I see that it’s been far too long since I’ve posted anything, it’s not that I haven’t cooked and it’s not that I haven’t photographed some good recipes and scribbled down how I made them, I’ve just not got to the final typing and posting bit. I’m about to make amends.

The Italians have a way of taking a few, usually seasonal, ingredients and preparing them in a quite simple way to make dishes that are so tasty. This is one of those dishes.
The type of endive it uses is the large frilly one also known as frizze, in Spanish Escarole Rizada. The blanched inner parts are fabulous in salads, while the outer greener leaves can be cooked. They have a slight bitterness so need to be balanced with something soft in flavour like butter beans.

For 2 portions

1 small onion – cut in half and sliced thinly

3 garlic cloves – finely chopped

fresh red chilli – finely chopped

1 tablespoon olive oil

outer leaves of a large endive – washed well and drained

300 grams cooked butter beans – they can be tinned or from a jar.

salt and freshly ground black pepper

In a large frying pan heat the olive oil over a low heat.

Add the onions, garlic and chilli.
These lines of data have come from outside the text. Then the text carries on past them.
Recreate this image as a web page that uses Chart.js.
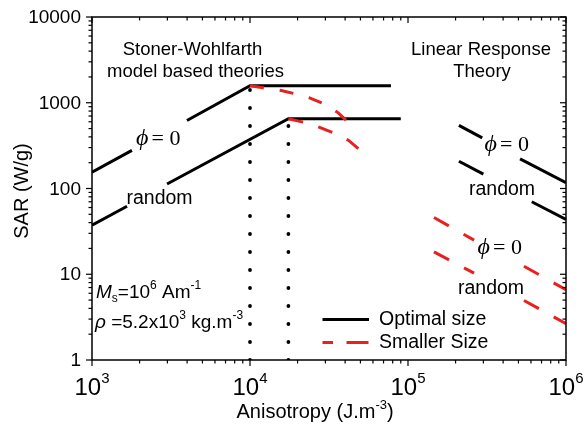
<!DOCTYPE html>
<html><head><meta charset="utf-8">
<script src="https://cdn.jsdelivr.net/npm/chart.js@4.4.1/dist/chart.umd.min.js"></script>
<style>html,body{margin:0;padding:0;background:#fff}#wrap{width:584px;height:429px;position:relative}</style>
</head><body><div id="wrap"><canvas id="c" width="584" height="429"></canvas></div>
<script>
// ---- tick values / labels ----
const xTicks = [1e3, 1e4, 1e5, 1e6];
const xTickExp = ['3', '4', '5', '6'];
const yTicks = [1, 10, 100, 1000, 10000];
const yTickLabels = ['1', '10', '100', '1000', '10000'];

// ---- Stoner-Wohlfarth region, optimal size (segments broken where labels sit) ----
const swOptPhiA = [[1e3, 155], [1790, 278]];
const swOptPhiB = [[3990, 620], [1e4, 1580], [7.8e4, 1580]];
const swOptRandA = [[1e3, 37.3], [1666, 62]];
const swOptRandB = [[2985, 113], [1.75e4, 650], [9.0e4, 650]];
// ---- Stoner-Wohlfarth region, smaller size ----
const swSmallPhi = [[1e4, 1580], [1.21e4, 1500], [1.55e4, 1400], [1.88e4, 1285], [2.36e4, 1145], [2.91e4, 980], [3.62e4, 763], [4.05e4, 627]];
const swSmallRand = [[1.75e4, 650], [2.17e4, 594], [2.7e4, 525], [3.36e4, 447], [4.19e4, 366], [4.92e4, 285]];
// ---- Linear response theory region ----
const lrtOptPhiA = [[2.1e5, 545], [2.95e5, 390]];
const lrtOptPhiB = [[5.12e5, 222], [1e6, 117]];
const lrtOptRandA = [[2.1e5, 208], [3.0e5, 147]];
const lrtOptRandB = [[6.07e5, 70], [1e6, 43.5]];
const lrtSmallPhiA = [[1.46e5, 45.9], [2.62e5, 25]];
const lrtSmallPhiB = [[5.42e5, 12.4], [1e6, 6.6]];
const lrtSmallRandA = [[1.46e5, 18.2], [2.62e5, 10.3]];
const lrtSmallRandB = [[5.42e5, 4.95], [1e6, 2.65]];
// ---- dotted markers at the peaks ----
const peakPhi = [[1e4, 1], [1e4, 1580]];
const peakRand = [[1.75e4, 1], [1.75e4, 650]];

const BLACK = '#000000';
const RED = '#e8201e';
const SANS = '"Liberation Sans", Arial, sans-serif';
const SERIF = '"Liberation Serif", "Times New Roman", serif';

function ds(arr, color, dash, width, cap) {
  return {
    data: arr.map(([x, y]) => ({x, y})),
    borderColor: color, backgroundColor: color,
    borderWidth: width || 3, borderDash: dash || [],
    borderCapStyle: cap || 'butt', borderJoinStyle: 'miter',
    pointRadius: 0, pointHoverRadius: 0, showLine: true, fill: false, tension: 0
  };
}

function rich(ctx, x, y, parts, align) {
  let w = 0;
  parts.forEach(p => { ctx.font = p.f; p.w = ctx.measureText(p.t).width; w += p.w + (p.gap || 0); });
  let cx = align === 'center' ? x - w / 2 : (align === 'right' ? x - w : x);
  parts.forEach(p => { ctx.font = p.f; ctx.fillText(p.t, cx, y + (p.dy || 0)); cx += p.w + (p.gap || 0); });
}

const deco = {
  id: 'deco',
  afterDraw(chart) {
    const {ctx, chartArea: a, scales: {x, y}} = chart;
    ctx.save();
    ctx.strokeStyle = '#000'; ctx.fillStyle = '#000';
    ctx.lineWidth = 1.5;
    ctx.strokeRect(a.left, a.top, a.right - a.left, a.bottom - a.top);
    ctx.lineWidth = 1.2;
    const ln = (x1, y1, x2, y2) => { ctx.beginPath(); ctx.moveTo(x1, y1); ctx.lineTo(x2, y2); ctx.stroke(); };
    // x ticks
    for (let e = 3; e <= 6; e++) {
      for (let m = 1; m < 10; m++) {
        if (e === 6 && m > 1) break;
        const px = x.getPixelForValue(m * Math.pow(10, e));
        const major = m === 1;
        ln(px, a.bottom, px, a.bottom + (major ? 6 : 3.5));
        ln(px, a.top, px, a.top + (major ? 6 : 3.5));
      }
    }
    // y ticks
    for (let e = 0; e <= 4; e++) {
      for (let m = 1; m < 10; m++) {
        if (e === 4 && m > 1) break;
        const py = y.getPixelForValue(m * Math.pow(10, e));
        const major = m === 1;
        ln(a.left - (major ? 6 : 3.5), py, a.left, py);
        ln(a.right - (major ? 6 : 3.5), py, a.right, py);
      }
    }
    ctx.textAlign = 'left'; ctx.textBaseline = 'alphabetic';
    // x tick labels
    xTicks.forEach((v, i) => {
      const px = x.getPixelForValue(v);
      rich(ctx, px, 395, [{t: '10', f: '24px ' + SANS}, {t: xTickExp[i], f: '15px ' + SANS, dy: -12}], 'center');
    });
    // y tick labels
    ctx.textBaseline = 'middle'; ctx.textAlign = 'right'; ctx.font = '19px ' + SANS;
    yTicks.forEach((v, i) => ctx.fillText(yTickLabels[i], 81, y.getPixelForValue(v) + 1));
    // y title
    ctx.save(); ctx.translate(22, 191); ctx.rotate(-Math.PI / 2);
    ctx.textAlign = 'center'; ctx.font = '20px ' + SANS; ctx.fillText('SAR (W/g)', 0, 0); ctx.restore();
    ctx.textAlign = 'left'; ctx.textBaseline = 'alphabetic';
    // x title
    rich(ctx, 236.5, 418, [{t: 'Anisotropy (J.m', f: '20px ' + SANS}, {t: '-3', f: '13px ' + SANS, dy: -9}, {t: ')', f: '20px ' + SANS}], 'left');
    // region titles
    ctx.textAlign = 'center'; ctx.font = '18.5px ' + SANS;
    ctx.fillText('Stoner-Wohlfarth', 192.5, 55);
    ctx.fillText('model based theories', 195.5, 77);
    ctx.fillText('Linear Response', 481, 55);
    ctx.fillText('Theory', 482, 77);
    ctx.textAlign = 'left';
    // phi = 0 labels
    const phi = (lx, base) => {
      ctx.font = 'italic 24px ' + SERIF; ctx.fillText('ϕ', lx, base);
      ctx.font = '22px ' + SERIF; ctx.fillText('=', lx + 15.5, base); ctx.fillText('0', lx + 33.5, base);
    };
    phi(136, 144.5); phi(484.5, 150.5); phi(477.5, 253.5);
    // random labels
    ctx.font = '19.5px ' + SANS;
    ctx.fillText('random', 126.5, 204);
    ctx.fillText('random', 469, 195);
    ctx.fillText('random', 458, 293.5);
    // material parameters
    rich(ctx, 96, 298, [
      {t: 'M', f: 'italic 19px ' + SANS},
      {t: 's', f: '12px ' + SANS, dy: 4},
      {t: '=10', f: '19px ' + SANS},
      {t: '6', f: '12px ' + SANS, dy: -9},
      {t: ' Am', f: '19px ' + SANS},
      {t: '-1', f: '12px ' + SANS, dy: -9}
    ], 'left');
    rich(ctx, 95, 328, [
      {t: 'ρ', f: 'italic 19px ' + SANS},
      {t: ' =5.2x10', f: '19px ' + SANS},
      {t: '3', f: '12px ' + SANS, dy: -9},
      {t: ' kg.m', f: '19px ' + SANS},
      {t: '-3', f: '12px ' + SANS, dy: -9}
    ], 'left');
    // legend
    ctx.lineWidth = 3; ctx.lineCap = 'butt';
    ctx.strokeStyle = BLACK; ln(322.5, 319.5, 369, 319.5);
    ctx.strokeStyle = RED; ln(322.5, 342.5, 333, 342.5); ln(346.5, 342.5, 368.5, 342.5);
    ctx.fillStyle = '#000'; ctx.font = '19.5px ' + SANS; ctx.textBaseline = 'middle';
    ctx.fillText('Optimal size', 379, 320);
    ctx.fillText('Smaller Size', 379, 343);
    ctx.restore();
  }
};

new Chart(document.getElementById('c'), {
  type: 'scatter',
  data: {
    datasets: [
      ds(swSmallPhi, RED, [14, 16]),
      ds(swSmallRand, RED, [15, 16]),
      ds(lrtSmallPhiA, RED, [17, 17]),
      ds(lrtSmallPhiB, RED, [17, 17]),
      ds(lrtSmallRandA, RED, [17, 17]),
      ds(lrtSmallRandB, RED, [17, 17]),
      ds(swOptPhiA, BLACK),
      ds(swOptPhiB, BLACK),
      ds(swOptRandA, BLACK),
      ds(swOptRandB, BLACK),
      ds(lrtOptPhiA, BLACK),
      ds(lrtOptPhiB, BLACK),
      ds(lrtOptRandA, BLACK),
      ds(lrtOptRandB, BLACK),
      ds(peakPhi, BLACK, [0, 18], 3.8, 'round'),
      ds(peakRand, BLACK, [0, 18], 3.8, 'round')
    ]
  },
  options: {
    responsive: false, animation: false, devicePixelRatio: 1,
    layout: {padding: {left: 92, right: 18, top: 17, bottom: 69}},
    plugins: {legend: {display: false}, tooltip: {enabled: false}},
    events: [],
    scales: {
      x: {type: 'logarithmic', min: 1e3, max: 1e6, display: false},
      y: {type: 'logarithmic', min: 1, max: 1e4, display: false}
    }
  },
  plugins: [deco]
});
</script>
</body></html>
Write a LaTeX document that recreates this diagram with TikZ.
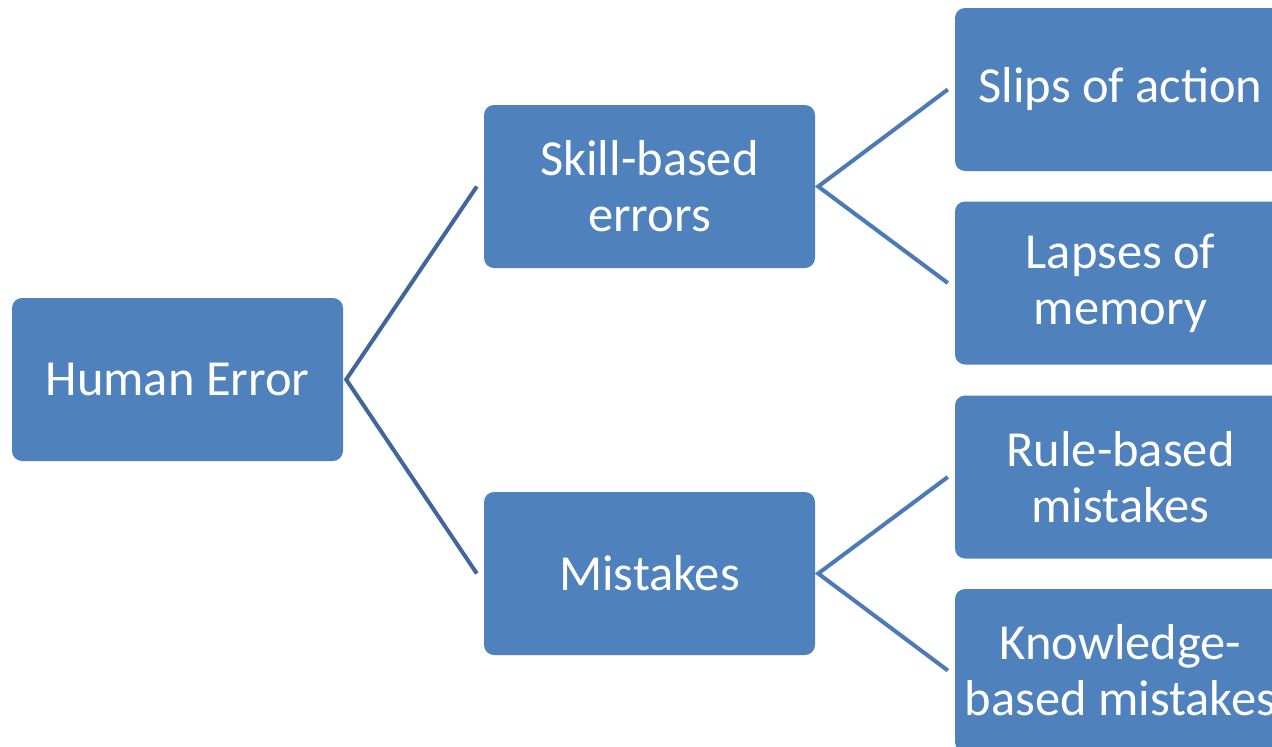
\documentclass[tikz,border=0pt]{standalone}
\usepackage{fontspec}
\setmainfont{Carlito}
\definecolor{boxblue}{HTML}{4F81BD}
\definecolor{linkdark}{HTML}{41669A}
\definecolor{linkmid}{HTML}{4A7AB8}
\begin{document}
\begin{tikzpicture}[x=1pt,y=-1pt,
  box/.style={fill=boxblue, draw=none, rounded corners=10pt, minimum width=331pt, minimum height=163pt, inner sep=0pt, text=white, align=center, font=\fontsize{50.5}{56}\selectfont},
  linkA/.style={draw=linkdark, line width=4pt},
  linkB/.style={draw=linkmid, line width=4pt}]
\useasboundingbox (0,0) rectangle (1272,747);
\clip (0,0) rectangle (1272,747);
\node[box] (he) at (177.5,379.5) {Human Error};
\node[box] (sk) at (649.5,186.5) {Skill-based\\errors};
\node[box] (mi) at (649.5,573.5) {Mistakes};
\node[box] (sl) at (1120.5,89.5) {Slips of action};
\node[box] (la) at (1120.5,283) {Lapses of\\memory};
\node[box] (ru) at (1120.5,477) {Rule-based\\mistakes};
\node[box] (kn) at (1120.5,670.5) {Knowledge-\\based mistakes};
\draw[linkA] ([xshift=-7pt]sk.west) -- ([xshift=3pt]he.east) -- ([xshift=-7pt]mi.west);
\draw[linkB] ([xshift=-7pt]sl.west) -- ([xshift=3pt]sk.east) -- ([xshift=-7pt]la.west);
\draw[linkB] ([xshift=-7pt]ru.west) -- ([xshift=3pt]mi.east) -- ([xshift=-7pt]kn.west);
\end{tikzpicture}
\end{document}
I haven’t given an amount for the chilli as they vary so much in strength, for this you just want to know it’s there without it being strong, so add the chilli slowly if you are unsure.

Cover and cook slowly until the onions are soft.

Cut the endive into bite sized pieces and add to the pan. You might have to do this in two lots and let the first half of the endive cook down before adding the rest.

Cover and braise for five minutes. Stir and continue braising for another five minutes.

Season well and add the beans, mixing them in to the endive. Let cook a couple of minutes for the flavours to infuse.